▶ [Raw data]
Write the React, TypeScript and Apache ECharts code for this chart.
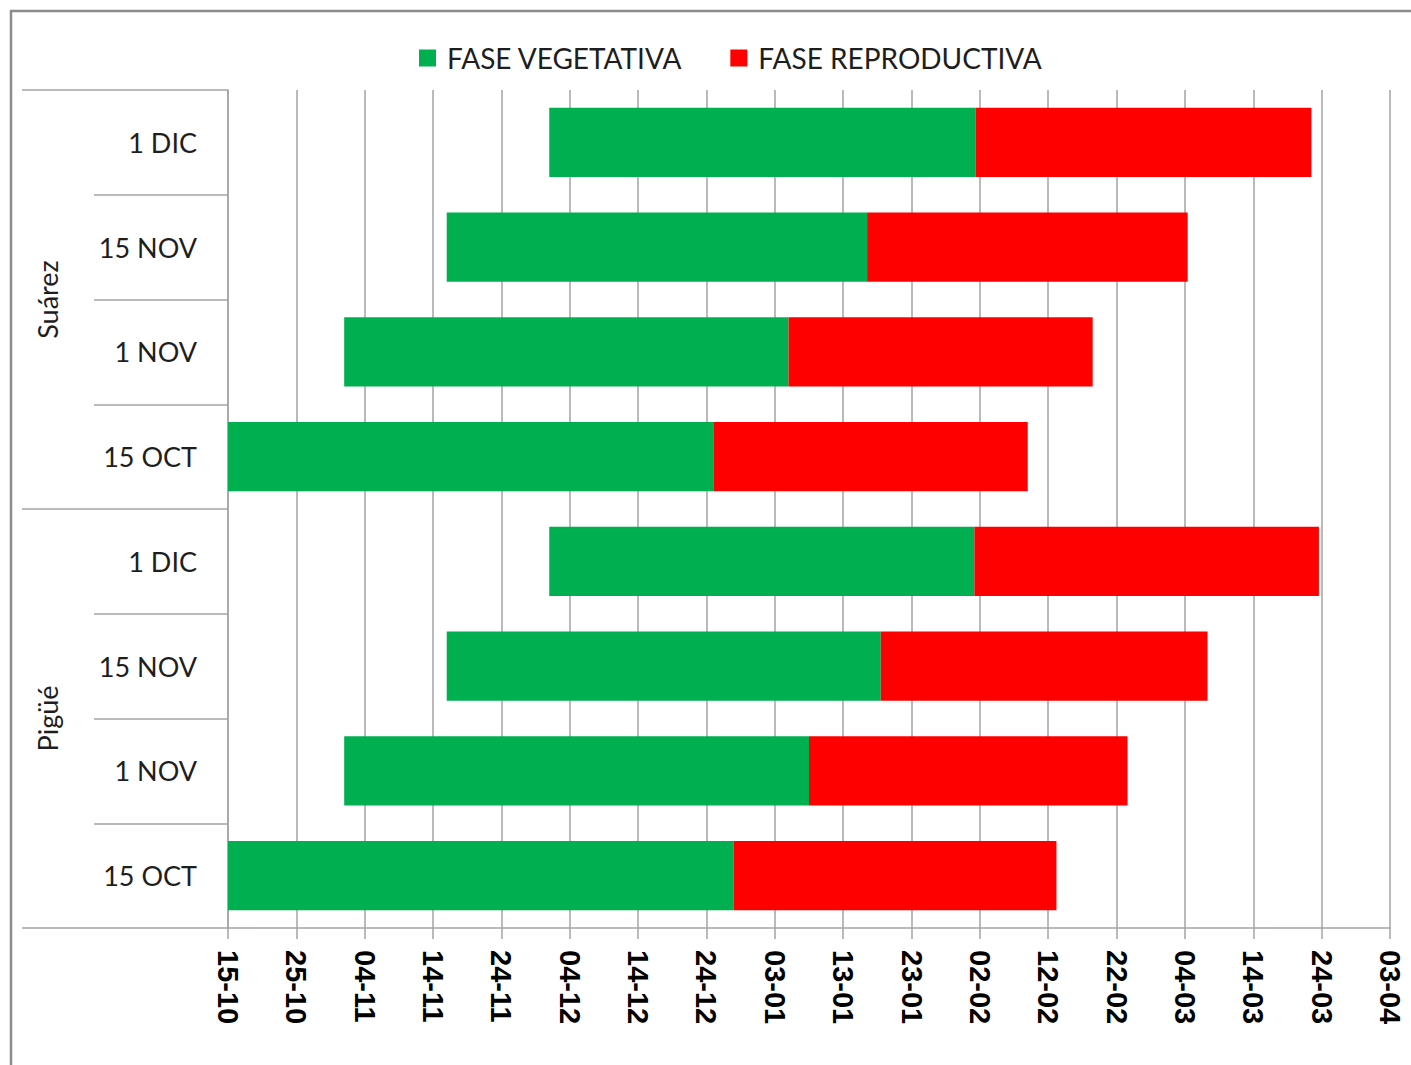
import React, { useEffect, useRef } from "react";
import * as echarts from "echarts";

// Localidades (grupos) y fechas de siembra (categorías), de arriba hacia abajo
const groups = ["Suárez", "Pigüé"];
const categories = ["1 DIC", "15 NOV", "1 NOV", "15 OCT", "1 DIC", "15 NOV", "1 NOV", "15 OCT"];

// Días desde el 15-10
const siembra = [47, 32, 17, 0, 47, 32, 17, 0];
const finVegetativa = [109.4, 93.5, 82, 71, 109.2, 95.5, 85, 74];
const finReproductiva = [158.5, 140.4, 126.5, 117, 159.6, 143.3, 131.6, 121.2];

const tickLabels = [
  "15-10", "25-10", "04-11", "14-11", "24-11", "04-12", "14-12", "24-12", "03-01",
  "13-01", "23-01", "02-02", "12-02", "22-02", "04-03", "14-03", "24-03", "03-04",
];
const tickStepDays = 10;

const seriesNames = ["FASE VEGETATIVA", "FASE REPRODUCTIVA"];
const seriesColors = ["#00B050", "#FF0000"];

const faseVegetativa = finVegetativa.map((v, i) => +(v - siembra[i]).toFixed(2));
const faseReproductiva = finReproductiva.map((v, i) => +(v - finVegetativa[i]).toFixed(2));

const gridGray = "#a3a3a3";
const textColor = "#1e1e1e";
const labelFont = "Lato, 'Open Sans', sans-serif";

export default function App() {
  const ref = useRef<HTMLDivElement>(null);

  useEffect(() => {
    if (!ref.current) return;
    const chart = echarts.init(ref.current, undefined, { renderer: "svg" });
    const option: any = {
      animation: false,
      backgroundColor: "#ffffff",
      graphic: [
        {
          type: "rect",
          silent: true,
          shape: { x: 11, y: 11, width: 1460, height: 1120 },
          style: { fill: "none", stroke: "#8c8c8c", lineWidth: 2.5 },
        },
      ],
      legend: {
        data: seriesNames,
        left: 414,
        top: 39,
        icon: "rect",
        itemWidth: 17,
        itemHeight: 17,
        itemGap: 48,
        selectedMode: false,
        textStyle: {
          fontFamily: labelFont,
          fontSize: 28,
          color: textColor,
          padding: [0, 0, 0, 6],
        },
      },
      grid: {
        left: 228,
        right: 21,
        top: 90,
        bottom: 137,
        containLabel: false,
        outerBoundsMode: "none",
      },
      xAxis: {
        type: "value",
        min: 0,
        max: (tickLabels.length - 1) * tickStepDays,
        interval: tickStepDays,
        axisLine: { show: true, lineStyle: { color: gridGray, width: 1.5 } },
        axisTick: { show: true, length: 11, lineStyle: { color: gridGray, width: 1.5 } },
        splitLine: { show: true, lineStyle: { color: gridGray, width: 1.5 } },
        axisLabel: {
          rotate: -90,
          margin: 22,
          fontFamily: "'Liberation Sans', Arial, sans-serif",
          fontWeight: "bold",
          fontSize: 29,
          color: "#000000",
          formatter: (v: number) => tickLabels[Math.round(v / tickStepDays)] ?? "",
        },
      },
      yAxis: [
        {
          type: "category",
          data: categories,
          inverse: true,
          axisLine: { show: true, lineStyle: { color: gridGray, width: 1.5 } },
          axisTick: { show: true, length: 134, lineStyle: { color: gridGray, width: 1.5 } },
          splitLine: { show: false },
          axisLabel: {
            margin: 31,
            fontFamily: labelFont,
            fontSize: 27,
            color: textColor,
          },
        },
        {
          type: "category",
          data: groups,
          inverse: true,
          position: "left",
          offset: 134,
          axisLine: { show: false },
          axisTick: { show: true, length: 72, lineStyle: { color: gridGray, width: 1.5 } },
          splitLine: { show: false },
          axisLabel: {
            rotate: 90,
            margin: 33,
            fontFamily: labelFont,
            fontSize: 27,
            color: textColor,
          },
        },
      ],
      series: [
        {
          name: "offset",
          type: "bar",
          stack: "fases",
          silent: true,
          barWidth: "66%",
          itemStyle: { color: "transparent" },
          emphasis: { disabled: true },
          data: siembra,
        },
        {
          name: seriesNames[0],
          type: "bar",
          stack: "fases",
          barWidth: "66%",
          itemStyle: { color: seriesColors[0] },
          data: faseVegetativa,
        },
        {
          name: seriesNames[1],
          type: "bar",
          stack: "fases",
          barWidth: "66%",
          itemStyle: { color: seriesColors[1] },
          data: faseReproductiva,
        },
      ],
    };
    chart.setOption(option);
    return () => chart.dispose();
  }, []);

  return (
    <div
      ref={ref}
      style={{ position: "fixed", left: 0, top: 0, width: 1411, height: 1065, background: "#fff" }}
    />
  );
}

▶ [Set task]
Omit the pictures, then quote the rest of the material above exactly.

▶ [Solution to this exercise]
Write the React, TypeScript and Apache ECharts code for this chart.
import React, { useEffect, useRef } from "react";
import * as echarts from "echarts";

// Localidades (grupos) y fechas de siembra (categorías), de arriba hacia abajo
const groups = ["Suárez", "Pigüé"];
const categories = ["1 DIC", "15 NOV", "1 NOV", "15 OCT", "1 DIC", "15 NOV", "1 NOV", "15 OCT"];

// Días desde el 15-10
const siembra = [47, 32, 17, 0, 47, 32, 17, 0];
const finVegetativa = [109.4, 93.5, 82, 71, 109.2, 95.5, 85, 74];
const finReproductiva = [158.5, 140.4, 126.5, 117, 159.6, 143.3, 131.6, 121.2];

const tickLabels = [
  "15-10", "25-10", "04-11", "14-11", "24-11", "04-12", "14-12", "24-12", "03-01",
  "13-01", "23-01", "02-02", "12-02", "22-02", "04-03", "14-03", "24-03", "03-04",
];
const tickStepDays = 10;

const seriesNames = ["FASE VEGETATIVA", "FASE REPRODUCTIVA"];
const seriesColors = ["#00B050", "#FF0000"];

const faseVegetativa = finVegetativa.map((v, i) => +(v - siembra[i]).toFixed(2));
const faseReproductiva = finReproductiva.map((v, i) => +(v - finVegetativa[i]).toFixed(2));

const gridGray = "#a3a3a3";
const textColor = "#1e1e1e";
const labelFont = "Lato, 'Open Sans', sans-serif";

export default function App() {
  const ref = useRef<HTMLDivElement>(null);

  useEffect(() => {
    if (!ref.current) return;
    const chart = echarts.init(ref.current, undefined, { renderer: "svg" });
    const option: any = {
      animation: false,
      backgroundColor: "#ffffff",
      graphic: [
        {
          type: "rect",
          silent: true,
          shape: { x: 11, y: 11, width: 1460, height: 1120 },
          style: { fill: "none", stroke: "#8c8c8c", lineWidth: 2.5 },
        },
      ],
      legend: {
        data: seriesNames,
        left: 414,
        top: 39,
        icon: "rect",
        itemWidth: 17,
        itemHeight: 17,
        itemGap: 48,
        selectedMode: false,
        textStyle: {
          fontFamily: labelFont,
          fontSize: 28,
          color: textColor,
          padding: [0, 0, 0, 6],
        },
      },
      grid: {
        left: 228,
        right: 21,
        top: 90,
        bottom: 137,
        containLabel: false,
        outerBoundsMode: "none",
      },
      xAxis: {
        type: "value",
        min: 0,
        max: (tickLabels.length - 1) * tickStepDays,
        interval: tickStepDays,
        axisLine: { show: true, lineStyle: { color: gridGray, width: 1.5 } },
        axisTick: { show: true, length: 11, lineStyle: { color: gridGray, width: 1.5 } },
        splitLine: { show: true, lineStyle: { color: gridGray, width: 1.5 } },
        axisLabel: {
          rotate: -90,
          margin: 22,
          fontFamily: "'Liberation Sans', Arial, sans-serif",
          fontWeight: "bold",
          fontSize: 29,
          color: "#000000",
          formatter: (v: number) => tickLabels[Math.round(v / tickStepDays)] ?? "",
        },
      },
      yAxis: [
        {
          type: "category",
          data: categories,
          inverse: true,
          axisLine: { show: true, lineStyle: { color: gridGray, width: 1.5 } },
          axisTick: { show: true, length: 134, lineStyle: { color: gridGray, width: 1.5 } },
          splitLine: { show: false },
          axisLabel: {
            margin: 31,
            fontFamily: labelFont,
            fontSize: 27,
            color: textColor,
          },
        },
        {
          type: "category",
          data: groups,
          inverse: true,
          position: "left",
          offset: 134,
          axisLine: { show: false },
          axisTick: { show: true, length: 72, lineStyle: { color: gridGray, width: 1.5 } },
          splitLine: { show: false },
          axisLabel: {
            rotate: 90,
            margin: 33,
            fontFamily: labelFont,
            fontSize: 27,
            color: textColor,
          },
        },
      ],
      series: [
        {
          name: "offset",
          type: "bar",
          stack: "fases",
          silent: true,
          barWidth: "66%",
          itemStyle: { color: "transparent" },
          emphasis: { disabled: true },
          data: siembra,
        },
        {
          name: seriesNames[0],
          type: "bar",
          stack: "fases",
          barWidth: "66%",
          itemStyle: { color: seriesColors[0] },
          data: faseVegetativa,
        },
        {
          name: seriesNames[1],
          type: "bar",
          stack: "fases",
          barWidth: "66%",
          itemStyle: { color: seriesColors[1] },
          data: faseReproductiva,
        },
      ],
    };
    chart.setOption(option);
    return () => chart.dispose();
  }, []);

  return (
    <div
      ref={ref}
      style={{ position: "fixed", left: 0, top: 0, width: 1411, height: 1065, background: "#fff" }}
    />
  );
}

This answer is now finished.